The bill mimics abortion law changes which have already passed in Victoria and Queensland by effectively allowing abortion at any stage of pregnancy, and for any reason, including the child’s gender.
The NSW proposal:
• Makes abortion legal up to five months on request (at which point a baby can survive outside the womb);
• Allows abortion beyond five months with no upper gestational limit and very minimal restrictions. Two doctors must agree that the abortion should occur, having broad reference to the woman’s circumstances.
Rachael said the bill was a radical departure from the current law and condemned it for removing protections “for women, unborn children, and health practitioners.”
“Most women seek abortions because they believe they have no other choice,” she said.
“Instead of making abortions more available, our government should address the real issues women are facing, and provide them with genuine support, especially in situations of domestic violence. We need to ensure that women feel empowered to have and raise their children, and don’t feel that abortion is their only choice.”

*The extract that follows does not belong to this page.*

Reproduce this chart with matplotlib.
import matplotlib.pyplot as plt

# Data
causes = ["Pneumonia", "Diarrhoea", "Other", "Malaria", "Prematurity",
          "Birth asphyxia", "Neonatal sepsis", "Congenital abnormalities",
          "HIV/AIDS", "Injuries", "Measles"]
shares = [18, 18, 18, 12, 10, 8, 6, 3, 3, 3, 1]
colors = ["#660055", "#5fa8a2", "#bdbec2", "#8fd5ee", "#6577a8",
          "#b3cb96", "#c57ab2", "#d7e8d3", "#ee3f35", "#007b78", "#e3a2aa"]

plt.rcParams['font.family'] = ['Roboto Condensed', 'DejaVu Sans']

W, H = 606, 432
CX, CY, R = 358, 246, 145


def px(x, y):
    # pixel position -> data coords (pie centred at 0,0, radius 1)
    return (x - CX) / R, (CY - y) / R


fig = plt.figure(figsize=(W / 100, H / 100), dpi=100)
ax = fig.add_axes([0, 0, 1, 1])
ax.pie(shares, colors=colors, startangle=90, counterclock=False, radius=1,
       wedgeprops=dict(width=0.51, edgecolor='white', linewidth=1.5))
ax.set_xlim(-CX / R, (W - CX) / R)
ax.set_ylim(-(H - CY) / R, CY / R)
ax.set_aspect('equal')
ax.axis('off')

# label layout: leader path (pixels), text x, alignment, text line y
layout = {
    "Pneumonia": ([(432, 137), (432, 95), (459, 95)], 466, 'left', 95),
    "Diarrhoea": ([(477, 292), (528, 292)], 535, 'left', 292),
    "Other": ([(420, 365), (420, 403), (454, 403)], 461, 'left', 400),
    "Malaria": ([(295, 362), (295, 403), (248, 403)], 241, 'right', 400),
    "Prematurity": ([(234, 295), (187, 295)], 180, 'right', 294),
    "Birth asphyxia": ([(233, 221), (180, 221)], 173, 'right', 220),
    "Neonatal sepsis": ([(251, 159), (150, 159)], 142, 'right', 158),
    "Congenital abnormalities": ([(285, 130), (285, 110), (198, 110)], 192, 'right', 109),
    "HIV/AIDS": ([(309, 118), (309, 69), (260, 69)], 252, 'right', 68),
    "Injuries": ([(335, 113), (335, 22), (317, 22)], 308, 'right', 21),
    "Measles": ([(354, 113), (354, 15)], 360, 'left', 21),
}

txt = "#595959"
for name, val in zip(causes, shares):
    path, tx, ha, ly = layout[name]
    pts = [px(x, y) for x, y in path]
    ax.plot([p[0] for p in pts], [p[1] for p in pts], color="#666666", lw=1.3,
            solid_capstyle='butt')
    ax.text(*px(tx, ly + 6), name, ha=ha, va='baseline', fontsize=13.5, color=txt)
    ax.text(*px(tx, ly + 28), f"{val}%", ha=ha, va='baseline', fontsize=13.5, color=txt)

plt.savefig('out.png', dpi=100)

While supporters describe current abortion laws as archaic, Rachael said it was archaic to tell women that the solution to their problems is to get rid of their child.
“For all their talk of ‘progress’, this is an incredibly regressive, anti-woman, inhuman law, and a grave step backwards for women and our society,” she added.
“In 2019, we must do better for women, and their children, than abortion.”
With the bill set to be debated in the NSW Upper House in September, Rachael is urging people to join her in speaking up for women and unborn children.
“Abortion is a human issue,” she said. “Anyone who genuinely cares about women and their unborn children should be deeply concerned by what is happening in NSW.
“Anyone with a commitment to truth, justice, and love for neighbour, as well as a belief in the inherent dignity of every human being, has a responsibility to speak out against this horrific bill.”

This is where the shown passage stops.